### [Exercise brief]
Transcribe the listing that follows in full, omitting pictures.

### [Collected material]
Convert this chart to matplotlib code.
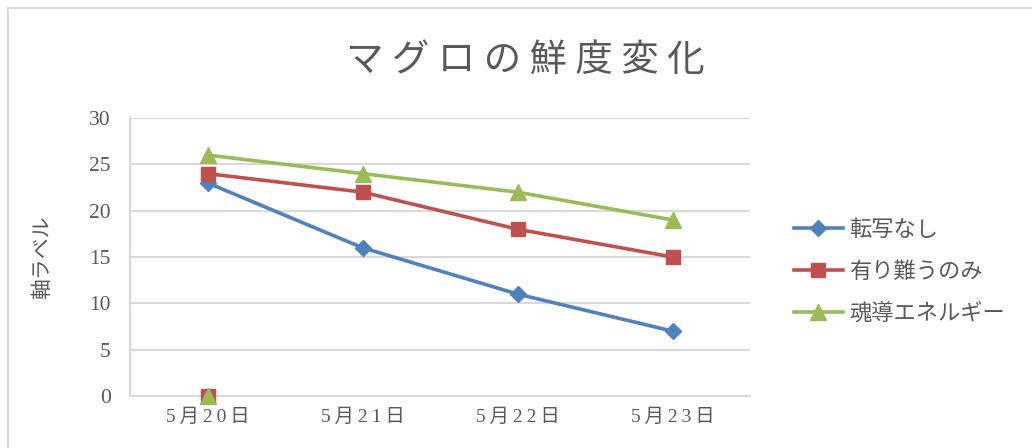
import matplotlib
matplotlib.use("Agg")
import matplotlib.pyplot as plt
from matplotlib.patches import Rectangle
from matplotlib.lines import Line2D

plt.rcParams['font.family'] = ['Liberation Serif', 'Noto Sans CJK JP', 'DejaVu Sans']

# data
dates = ['5月20日', '5月21日', '5月22日', '5月23日']
no_transfer = [23, 16, 11, 7]          # 転写なし
thanks_only = [24, 22, 18, 15]         # 有り難うのみ
soul_energy = [26, 24, 22, 19]         # 魂導エネルギー
# stray points sitting on zero at the first date
stray_dates = ['5月20日']
thanks_stray = [0]
soul_stray = [0]
yticks = [0, 5, 10, 15, 20, 25, 30]

blue = '#4F81BD'
red = '#C0504D'
green = '#9BBB59'
grey = '#595959'

fig = plt.figure(figsize=(10.32, 4.48), dpi=100)
# chart area border (only top/left visible)
fig.patches.append(Rectangle((8 / 1032, -0.1), 1.2, (448 - 8) / 448 + 0.1,
                             transform=fig.transFigure, fill=False,
                             edgecolor='#D9D9D9', lw=1.5, zorder=0))

ax = fig.add_axes([130 / 1032, 1 - 396 / 448, 620 / 1032, (396 - 118) / 448])
x = list(range(len(dates)))
pos = {d: i for i, d in enumerate(dates)}

ax.plot(x, no_transfer, color=blue, lw=2.6, marker='D', ms=8, label='転写なし',
        solid_capstyle='round', zorder=3)
ax.plot(x, thanks_only, color=red, lw=2.6, marker='s', ms=10, label='有り難うのみ',
        solid_capstyle='round', zorder=3)
ax.plot(x, soul_energy, color=green, lw=2.6, marker='^', ms=11, label='魂導エネルギー',
        solid_capstyle='round', zorder=3)
ax.plot([pos[d] for d in stray_dates], thanks_stray, ls='none', marker='s', ms=10,
        color=red, zorder=4, clip_on=False)
ax.plot([pos[d] for d in stray_dates], soul_stray, ls='none', marker='^', ms=11,
        color=green, zorder=5, clip_on=False)

ax.set_xlim(-0.5, len(dates) - 0.5)
ax.set_ylim(0, 30)
ax.set_yticks(yticks)
ax.set_xticks(x)
# the original spreads the date characters out a little
ax.set_xticklabels(['\u2009'.join(d) for d in dates], fontsize=14, color=grey)
ax.tick_params(axis='both', length=0, colors=grey)
ax.tick_params(axis='y', labelsize=15.5, pad=14)
ax.tick_params(axis='x', pad=9)
ax.grid(axis='y', color='#D9D9D9', lw=1.5)
ax.set_axisbelow(True)
for s in ['top', 'right']:
    ax.spines[s].set_visible(False)
for s in ['left', 'bottom']:
    ax.spines[s].set_color('#D9D9D9')
    ax.spines[s].set_linewidth(1.5)

ax.set_ylabel('軸ラベル', fontsize=15, color=grey, labelpad=26,
              family=['Noto Sans CJK JP'])

fig.text(525 / 1032, 1 - 60 / 448, 'マ グ ロ の 鮮 度 変 化', ha='center', va='center',
         fontsize=27, color=grey, family=['Noto Sans CJK JP'])

handles = [
    Line2D([], [], color=blue, lw=2.6, marker='D', ms=8),
    Line2D([], [], color=red, lw=2.6, marker='s', ms=10),
    Line2D([], [], color=green, lw=2.6, marker='^', ms=11),
]
fig.legend(handles, ['転写なし', '有り難うのみ', '魂導エネルギー'],
           loc='center left', bbox_to_anchor=(774 / 1032, 1 - 271 / 448),
           frameon=False, handlelength=2.2, labelspacing=0.85,
           handletextpad=0.3, labelcolor=grey,
           prop={'family': ['Noto Sans CJK JP'], 'size': 16})

fig.savefig('out.png', dpi=100)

### [Problem solution]
Convert this chart to matplotlib code.
import matplotlib
matplotlib.use("Agg")
import matplotlib.pyplot as plt
from matplotlib.patches import Rectangle
from matplotlib.lines import Line2D

plt.rcParams['font.family'] = ['Liberation Serif', 'Noto Sans CJK JP', 'DejaVu Sans']

# data
dates = ['5月20日', '5月21日', '5月22日', '5月23日']
no_transfer = [23, 16, 11, 7]          # 転写なし
thanks_only = [24, 22, 18, 15]         # 有り難うのみ
soul_energy = [26, 24, 22, 19]         # 魂導エネルギー
# stray points sitting on zero at the first date
stray_dates = ['5月20日']
thanks_stray = [0]
soul_stray = [0]
yticks = [0, 5, 10, 15, 20, 25, 30]

blue = '#4F81BD'
red = '#C0504D'
green = '#9BBB59'
grey = '#595959'

fig = plt.figure(figsize=(10.32, 4.48), dpi=100)
# chart area border (only top/left visible)
fig.patches.append(Rectangle((8 / 1032, -0.1), 1.2, (448 - 8) / 448 + 0.1,
                             transform=fig.transFigure, fill=False,
                             edgecolor='#D9D9D9', lw=1.5, zorder=0))

ax = fig.add_axes([130 / 1032, 1 - 396 / 448, 620 / 1032, (396 - 118) / 448])
x = list(range(len(dates)))
pos = {d: i for i, d in enumerate(dates)}

ax.plot(x, no_transfer, color=blue, lw=2.6, marker='D', ms=8, label='転写なし',
        solid_capstyle='round', zorder=3)
ax.plot(x, thanks_only, color=red, lw=2.6, marker='s', ms=10, label='有り難うのみ',
        solid_capstyle='round', zorder=3)
ax.plot(x, soul_energy, color=green, lw=2.6, marker='^', ms=11, label='魂導エネルギー',
        solid_capstyle='round', zorder=3)
ax.plot([pos[d] for d in stray_dates], thanks_stray, ls='none', marker='s', ms=10,
        color=red, zorder=4, clip_on=False)
ax.plot([pos[d] for d in stray_dates], soul_stray, ls='none', marker='^', ms=11,
        color=green, zorder=5, clip_on=False)

ax.set_xlim(-0.5, len(dates) - 0.5)
ax.set_ylim(0, 30)
ax.set_yticks(yticks)
ax.set_xticks(x)
# the original spreads the date characters out a little
ax.set_xticklabels(['\u2009'.join(d) for d in dates], fontsize=14, color=grey)
ax.tick_params(axis='both', length=0, colors=grey)
ax.tick_params(axis='y', labelsize=15.5, pad=14)
ax.tick_params(axis='x', pad=9)
ax.grid(axis='y', color='#D9D9D9', lw=1.5)
ax.set_axisbelow(True)
for s in ['top', 'right']:
    ax.spines[s].set_visible(False)
for s in ['left', 'bottom']:
    ax.spines[s].set_color('#D9D9D9')
    ax.spines[s].set_linewidth(1.5)

ax.set_ylabel('軸ラベル', fontsize=15, color=grey, labelpad=26,
              family=['Noto Sans CJK JP'])

fig.text(525 / 1032, 1 - 60 / 448, 'マ グ ロ の 鮮 度 変 化', ha='center', va='center',
         fontsize=27, color=grey, family=['Noto Sans CJK JP'])

handles = [
    Line2D([], [], color=blue, lw=2.6, marker='D', ms=8),
    Line2D([], [], color=red, lw=2.6, marker='s', ms=10),
    Line2D([], [], color=green, lw=2.6, marker='^', ms=11),
]
fig.legend(handles, ['転写なし', '有り難うのみ', '魂導エネルギー'],
           loc='center left', bbox_to_anchor=(774 / 1032, 1 - 271 / 448),
           frameon=False, handlelength=2.2, labelspacing=0.85,
           handletextpad=0.3, labelcolor=grey,
           prop={'family': ['Noto Sans CJK JP'], 'size': 16})

fig.savefig('out.png', dpi=100)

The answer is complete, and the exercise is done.